Against this unique background, Ralph Ramkarran, son of one of the founders of the PPP and a long-serving member of the highest offices in the party, recently offered an extensive analysis of “the reasons for the loss and to offer some ideas on how some of the issues can be addressed.” As with all things political, imputations of motives will certainly play a part in evaluating Mr Ramkarran’s critique and this is as it ought to be. Mr Ramkarran himself is of a school that believes that one’s opinions are influenced, if not constituted, by external ‘objective factors’.
Mr Ramkarran had profferred himself as one of the nominees for the PPP’s presidential candidacy, and had suggested a voting procedure at variance with what eventually prevailed. Relations with some of his colleagues became strained, but he later accepted being the PPP’s nominee for the Speaker of the National Assembly, which the party eventually lost. Mr Ramkarran resigned from the party and its Central Committee/Executive Committee after an evidently rancorous exchange with some other members.
In offering his analysis, Mr Ramkarran located himself with “those who are still inspired by the ideals of its founders”. Since he did not explicitly identify those ‘founders’, one can only assume that he is going beyond Dr Cheddi Jagan and Janet Jagan, to offer himself a wider array of views and ideologies than the canonical, orthodox Marxism of those two. This is significant when one considers the first ‘factor of a negative nature’ that Mr Ramkarran invokes: “Election and population statistics.”
Mr Ramkarran notes, with incontrovertible official census figures, the precipitous decline of the East Indian Guyanese population in the last three decades – from 51.93% in 1980 to 43.45% in 2002. Projecting from that data he estimates that this group has now dropped to approximately 39% of the total Guyanese population. He compares this decline with the static percentage of African Guyanese (30.82% in 1980 and 30.20% in 2002) and the increasing percentages of “Mixed Guyanese’ (11.16% in 1980 to 16.73% in 2002) and Amerindians (5.31% in 1980 to 9.16% in 2002).
These figures have been available to one and all, and in fact, had been pointed out by Mr Ramkarran several years ago. What is different this time around is the ex-Speaker’s comment on the significance of these figures: “The decline in support of the Party at the 2011 elections has been attributed mainly to poor organization. However, the historically low turnout at the 2006 and 2011 elections and the reducing Indian Guyanese population have not been addressed. The Party considers this kind of analysis too sensitive for public discourse; but it has not even been discussed internally.”
While still cryptic, the correlation between the declining Indian Guyanese population and the PPP’s declining votes at the polls is quite seismic for a party that has studiously avoided any admission of an ethnic base. The last time this was done by a senior party official was in 1957 by Dr Jagan himself, in absentia at the PPP’s Congress, following the split in the party by Forbes Burnham.

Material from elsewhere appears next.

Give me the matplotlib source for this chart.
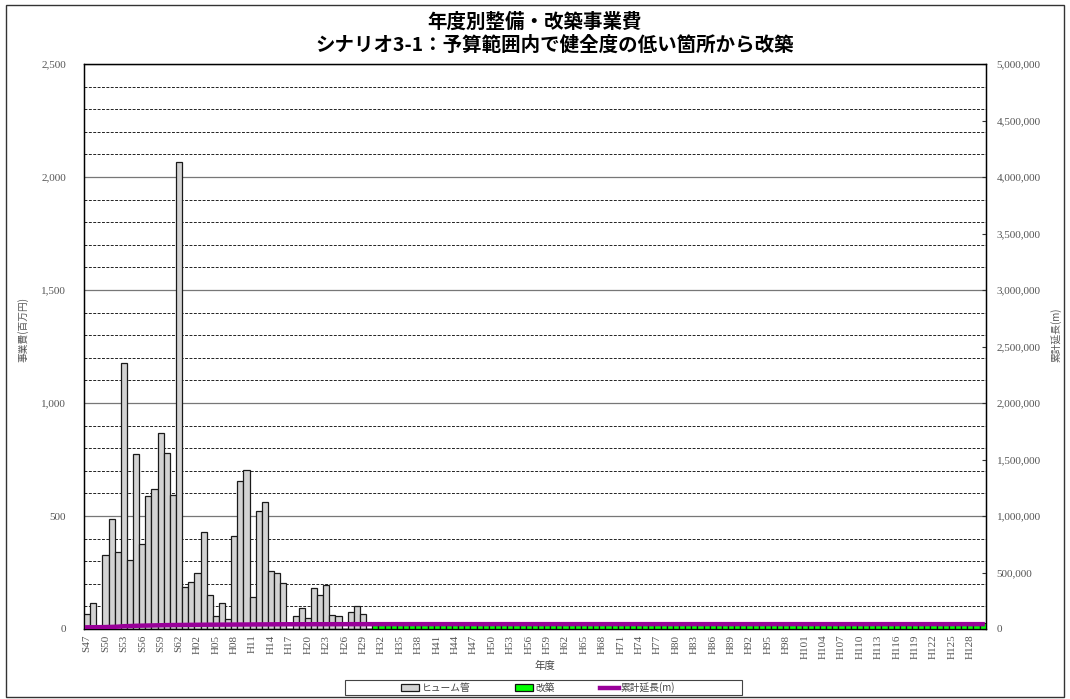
import numpy as np
import matplotlib.pyplot as plt
from matplotlib.patches import Rectangle
from matplotlib.ticker import MultipleLocator, FuncFormatter

plt.rcParams['font.family'] = ['Noto Sans CJK JP', 'DejaVu Sans']

# fiscal years: Showa 47-63, then Heisei 1-130
years = [f"S{n}" for n in range(47, 64)] + [f"H{n:02d}" for n in range(1, 131)]

# ヒューム管 construction cost (million yen), S47 .. H30
hume = [66, 116, 0, 327, 485, 339, 1178, 304, 773, 377, 588, 618, 866, 777, 593,
        2065, 186,
        207, 246, 431, 149, 59, 114, 43, 412, 656, 704, 143, 522, 561, 258, 249,
        205, 0, 58, 92, 47, 181, 149, 193, 61, 59, 0, 74, 102, 66, 0]
hume = hume + [0] * 100

# 改築 renewal cost (million yen), flat from H31 onward
kaichiku = [0] * 47 + [26] * 100

# 累計延長 cumulative length (m)
cum_len = [15000, 15500, 15500, 17000, 19000, 20500, 25000, 26000, 28500, 29500,
           31000, 32000, 33500, 34500, 35200, 36500, 36800,
           37100, 37400, 37900, 38100, 38200, 38300, 38350, 38800, 39400, 40000,
           40200, 40700, 41200, 41500, 41700, 41900, 41900, 42000, 42100, 42150,
           42300, 42450, 42600, 42650, 42700, 42700, 42800, 42900, 43000, 43000]
cum_len = cum_len + [43000] * 100

serif = 'Liberation Serif'
tick_col = '#555555'

fig = plt.figure(figsize=(10.7, 6.99), dpi=100)
ax = fig.add_axes([84 / 1070, 1 - 629 / 699, (985.7 - 84) / 1070, (629 - 64) / 699])

x = np.arange(len(years))
b1 = ax.bar(x, hume, width=1.0, color='#d3d3d3', edgecolor='#1a1a1a', linewidth=0.9,
            label='ヒューム管', zorder=3)
b2 = ax.bar(x, kaichiku, width=1.0, color='#00ff00', edgecolor='#111111', linewidth=0.9,
            label='改築', zorder=3)

ax.set_xlim(-0.5, len(years) - 0.5)
ax.set_ylim(0, 2500)
ax.yaxis.set_major_locator(MultipleLocator(500))
ax.yaxis.set_minor_locator(MultipleLocator(100))
ax.yaxis.set_major_formatter(FuncFormatter(lambda v, p: f"{int(v):,}"))
ax.grid(which='major', axis='y', color='#777777', linewidth=0.9, linestyle='-', zorder=0)
ax.grid(which='minor', axis='y', color='#222222', linewidth=0.7,
        linestyle=(0, (3, 1.5)), zorder=0)
ax.set_axisbelow(True)

ax.set_xticks(x[::3])
ax.set_xticklabels(years[::3], rotation=90, fontsize=8, color=tick_col, family=serif)
ax.tick_params(axis='x', length=0, pad=4)
ax.tick_params(axis='y', which='both', length=0, pad=13, labelsize=8, labelcolor=tick_col)
for lbl in ax.get_yticklabels():
    lbl.set_family(serif)
for sp in ax.spines.values():
    sp.set_color('black')
    sp.set_linewidth(1.0)

ax.set_xlabel('年度', fontsize=7.5, color='#444444', va='center')
ax.xaxis.set_label_coords(0.511, -0.066)
ax.set_ylabel('事業費(百万円)', fontsize=7, color='#555555')
ax.yaxis.set_label_coords(-0.062, 0.53)

# cumulative length on the secondary axis
ax2 = ax.twinx()
l1, = ax2.plot(x, cum_len, color='#990099', linewidth=3.2, label='累計延長(m)', zorder=4)
ax2.set_ylim(0, 5000000)
ax2.yaxis.set_major_locator(MultipleLocator(500000))
ax2.yaxis.set_major_formatter(FuncFormatter(lambda v, p: f"{int(v):,}"))
ax2.tick_params(axis='y', direction='in', length=3, pad=8, labelsize=8,
                labelcolor=tick_col, color='#333333')
for lbl in ax2.get_yticklabels():
    lbl.set_family(serif)
ax2.set_ylabel('累計延長(m)', fontsize=7, color='#555555', rotation=90)
ax2.yaxis.set_label_coords(1.072, 0.52)

fig.text(535 / 1070, 1 - 22 / 699, '年度別整備・改築事業費', ha='center', va='center',
         fontsize=14, fontweight='bold')
fig.text(555 / 1070, 1 - 45 / 699, 'シナリオ3-1：予算範囲内で健全度の低い箇所から改築',
         ha='center', va='center', fontsize=14, fontweight='bold')

leg = fig.legend([b1, b2, l1], ['ヒューム管', '改築', '累計延長(m)'], ncol=3,
                 loc='center', bbox_to_anchor=(538 / 1070, 1 - 687.5 / 699),
                 fontsize=7, frameon=False, handlelength=1.9, handleheight=0.6,
                 handletextpad=0.25, columnspacing=4.6, borderaxespad=0)
for t in leg.get_texts():
    t.set_color('#444444')

# legend frame and outer chart frame
fig.patches.append(Rectangle((345 / 1070, 1 - 695 / 699), 397 / 1070, 15 / 699,
                             transform=fig.transFigure, fill=False,
                             edgecolor='#444444', linewidth=0.8))
fig.patches.append(Rectangle((6 / 1070, 1 - 697 / 699), 1058 / 1070, 692 / 699,
                             transform=fig.transFigure, fill=False,
                             edgecolor='#333333', linewidth=1.0))

fig.savefig('out.png', dpi=100)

Dr Jagan admitted that most of the African members had followed Burnham out of the party and that the PPP had to now accept Indians who had been previously been scorned as ‘bourgeois’. Balram Singh Rai, for instance, who was placed to run against Eusi Kwayana (then Sidney King) later that year in East Demerara – and won – was one of those Indians. The PPP, in that election also rejected British Guiana joining the WI Federation.
It would be interesting to read the present PPP’s riposte to the identified declining base.